Benedict does take up, however sketchily, an array of social and economic questions, and in passing makes some promising contributions to Catholic social teaching. In a section titled “Fraternity, Economic Develop ment and Civil Society” he addresses the roles and responsibilities of what Peter Berger and others have described as “mediating structures”—the web of professional and civic associations, not-for-profit organizations, economic cooperatives and other private voluntary organizations that constitute civil society. Though Benedict’s appreciation of this sphere hardly represents a breakthrough—as he himself notes in acknowledging the work of John Paul II—he does offer a new and theologically significant perspective by identifying mediating structures with the logic of a “gift economy” that he sees systematically diverging from “the logic of the market and the logic of the state.” Benedict regards these mediating structures as our best hope for a global redistribution of resources, for creating social and intellectual capital, and for developing the finances, technology and mundane goods and services we all need in order to flourish.

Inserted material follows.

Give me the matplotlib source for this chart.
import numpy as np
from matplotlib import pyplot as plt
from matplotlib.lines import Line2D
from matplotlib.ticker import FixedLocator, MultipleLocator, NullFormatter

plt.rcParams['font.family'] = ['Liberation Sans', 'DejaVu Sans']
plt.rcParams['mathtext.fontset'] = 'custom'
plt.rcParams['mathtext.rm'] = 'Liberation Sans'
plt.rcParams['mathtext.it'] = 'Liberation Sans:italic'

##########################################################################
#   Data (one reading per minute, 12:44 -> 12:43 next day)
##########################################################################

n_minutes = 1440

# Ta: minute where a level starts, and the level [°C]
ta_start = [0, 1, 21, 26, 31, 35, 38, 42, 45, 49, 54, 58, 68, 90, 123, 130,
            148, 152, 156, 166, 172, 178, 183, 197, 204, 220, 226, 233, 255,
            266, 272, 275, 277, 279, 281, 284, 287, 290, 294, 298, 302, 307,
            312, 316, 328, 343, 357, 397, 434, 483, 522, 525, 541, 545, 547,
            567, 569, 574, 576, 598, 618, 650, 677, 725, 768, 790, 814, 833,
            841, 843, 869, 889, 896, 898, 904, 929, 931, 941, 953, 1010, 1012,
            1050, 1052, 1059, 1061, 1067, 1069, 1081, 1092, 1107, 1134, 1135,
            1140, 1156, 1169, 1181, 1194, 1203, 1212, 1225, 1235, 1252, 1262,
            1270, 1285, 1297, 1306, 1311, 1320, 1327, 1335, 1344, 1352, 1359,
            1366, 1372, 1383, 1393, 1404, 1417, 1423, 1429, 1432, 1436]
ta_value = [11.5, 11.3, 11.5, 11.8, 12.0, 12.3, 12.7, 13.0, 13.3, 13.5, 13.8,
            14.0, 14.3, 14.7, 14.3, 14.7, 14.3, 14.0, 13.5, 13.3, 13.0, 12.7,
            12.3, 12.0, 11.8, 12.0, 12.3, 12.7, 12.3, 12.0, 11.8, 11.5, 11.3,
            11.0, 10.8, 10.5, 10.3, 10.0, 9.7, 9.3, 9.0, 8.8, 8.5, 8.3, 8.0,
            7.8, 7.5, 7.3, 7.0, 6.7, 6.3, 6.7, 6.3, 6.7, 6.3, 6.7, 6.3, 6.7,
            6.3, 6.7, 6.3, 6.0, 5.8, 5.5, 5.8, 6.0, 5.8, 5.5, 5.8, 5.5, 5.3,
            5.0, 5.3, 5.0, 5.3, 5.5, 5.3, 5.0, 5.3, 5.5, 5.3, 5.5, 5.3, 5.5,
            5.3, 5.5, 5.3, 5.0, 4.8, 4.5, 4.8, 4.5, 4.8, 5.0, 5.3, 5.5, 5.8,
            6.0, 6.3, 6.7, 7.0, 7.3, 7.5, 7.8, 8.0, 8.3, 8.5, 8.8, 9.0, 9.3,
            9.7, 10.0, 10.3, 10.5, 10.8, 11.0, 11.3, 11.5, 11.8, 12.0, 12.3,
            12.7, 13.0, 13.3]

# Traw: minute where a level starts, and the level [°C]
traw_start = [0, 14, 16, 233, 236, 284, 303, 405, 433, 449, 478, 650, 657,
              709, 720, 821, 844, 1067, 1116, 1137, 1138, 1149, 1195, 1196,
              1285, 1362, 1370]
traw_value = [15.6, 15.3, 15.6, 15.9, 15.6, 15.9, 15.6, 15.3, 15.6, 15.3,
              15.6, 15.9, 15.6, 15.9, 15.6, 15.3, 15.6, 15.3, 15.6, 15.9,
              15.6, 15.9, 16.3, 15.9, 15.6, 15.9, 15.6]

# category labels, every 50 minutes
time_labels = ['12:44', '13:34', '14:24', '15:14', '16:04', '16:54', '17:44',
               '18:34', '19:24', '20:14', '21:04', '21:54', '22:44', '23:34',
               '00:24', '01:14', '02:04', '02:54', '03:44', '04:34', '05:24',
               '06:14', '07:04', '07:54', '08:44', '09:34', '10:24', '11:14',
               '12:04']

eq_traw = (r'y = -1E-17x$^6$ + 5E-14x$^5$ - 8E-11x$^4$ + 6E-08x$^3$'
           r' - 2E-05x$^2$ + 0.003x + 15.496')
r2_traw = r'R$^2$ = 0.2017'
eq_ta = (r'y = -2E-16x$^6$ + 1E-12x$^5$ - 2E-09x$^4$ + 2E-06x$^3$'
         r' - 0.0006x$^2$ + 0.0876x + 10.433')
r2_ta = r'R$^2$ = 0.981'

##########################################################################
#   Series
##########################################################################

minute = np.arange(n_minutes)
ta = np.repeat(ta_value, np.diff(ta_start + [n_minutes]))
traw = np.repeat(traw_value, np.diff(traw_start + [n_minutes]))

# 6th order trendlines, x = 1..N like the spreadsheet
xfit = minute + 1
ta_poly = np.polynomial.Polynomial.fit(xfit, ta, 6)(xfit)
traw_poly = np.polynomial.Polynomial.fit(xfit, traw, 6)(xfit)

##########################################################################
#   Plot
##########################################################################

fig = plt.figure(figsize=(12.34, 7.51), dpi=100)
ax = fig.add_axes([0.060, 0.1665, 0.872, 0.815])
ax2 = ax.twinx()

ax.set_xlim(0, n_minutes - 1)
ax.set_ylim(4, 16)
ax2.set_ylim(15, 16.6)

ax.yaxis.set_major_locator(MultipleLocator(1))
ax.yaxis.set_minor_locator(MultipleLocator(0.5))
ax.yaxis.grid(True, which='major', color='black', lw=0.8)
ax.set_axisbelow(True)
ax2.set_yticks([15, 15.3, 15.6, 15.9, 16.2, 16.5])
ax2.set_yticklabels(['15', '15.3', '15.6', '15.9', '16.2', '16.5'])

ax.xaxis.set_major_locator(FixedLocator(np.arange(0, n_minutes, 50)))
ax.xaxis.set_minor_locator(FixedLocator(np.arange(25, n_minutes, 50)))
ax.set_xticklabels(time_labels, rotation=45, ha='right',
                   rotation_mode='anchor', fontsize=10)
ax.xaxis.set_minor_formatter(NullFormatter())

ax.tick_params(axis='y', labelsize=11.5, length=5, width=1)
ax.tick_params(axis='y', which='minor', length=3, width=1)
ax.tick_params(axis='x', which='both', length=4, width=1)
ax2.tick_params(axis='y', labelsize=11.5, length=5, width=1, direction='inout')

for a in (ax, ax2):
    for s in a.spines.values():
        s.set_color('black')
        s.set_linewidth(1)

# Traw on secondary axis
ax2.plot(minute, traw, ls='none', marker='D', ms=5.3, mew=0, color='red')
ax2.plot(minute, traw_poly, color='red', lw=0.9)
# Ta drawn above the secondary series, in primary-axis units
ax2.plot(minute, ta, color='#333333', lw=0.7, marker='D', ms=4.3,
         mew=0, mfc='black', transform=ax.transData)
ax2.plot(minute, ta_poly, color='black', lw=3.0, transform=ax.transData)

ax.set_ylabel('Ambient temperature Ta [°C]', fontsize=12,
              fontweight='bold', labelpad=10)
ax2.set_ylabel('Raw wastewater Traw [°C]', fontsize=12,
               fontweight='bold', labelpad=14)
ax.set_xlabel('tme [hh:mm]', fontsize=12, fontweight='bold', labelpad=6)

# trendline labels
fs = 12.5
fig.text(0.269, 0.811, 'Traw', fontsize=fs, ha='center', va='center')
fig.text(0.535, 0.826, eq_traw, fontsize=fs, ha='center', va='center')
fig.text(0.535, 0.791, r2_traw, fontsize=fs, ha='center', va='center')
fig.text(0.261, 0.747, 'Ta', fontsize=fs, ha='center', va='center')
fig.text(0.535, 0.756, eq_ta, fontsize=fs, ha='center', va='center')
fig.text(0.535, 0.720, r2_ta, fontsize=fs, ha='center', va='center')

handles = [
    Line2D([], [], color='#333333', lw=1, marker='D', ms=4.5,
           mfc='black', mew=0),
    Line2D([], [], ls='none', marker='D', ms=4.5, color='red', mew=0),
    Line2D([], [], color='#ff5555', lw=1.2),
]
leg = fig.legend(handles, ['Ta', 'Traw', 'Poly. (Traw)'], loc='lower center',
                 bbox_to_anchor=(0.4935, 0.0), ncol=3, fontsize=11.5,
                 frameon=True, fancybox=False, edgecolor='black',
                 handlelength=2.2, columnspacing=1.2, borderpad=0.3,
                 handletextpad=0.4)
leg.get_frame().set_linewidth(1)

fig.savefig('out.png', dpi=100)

Yet even here, as in virtually every part of this encyclical, the pope speaks in generalities and avoids concrete examples, so it is difficult to track the bearing of his teachings. Clearly the pope sees great promise for the alleviation of poverty in the development of producer and consumer cooperatives, as well as in the proliferation of microfinance institutions. He may wish to endorse experiments that were undertaken in order to demonstrate the practical relevance of Catholic social teaching, such as the industrial cooperative in Loppiano, Italy, or the Mondragon community in Spain. But he offers no specific references, so pundits on the right and left are more or less invited to treat this encyclical as a Rorschach test—one can find a papal blessing here for pretty much any program of economic development.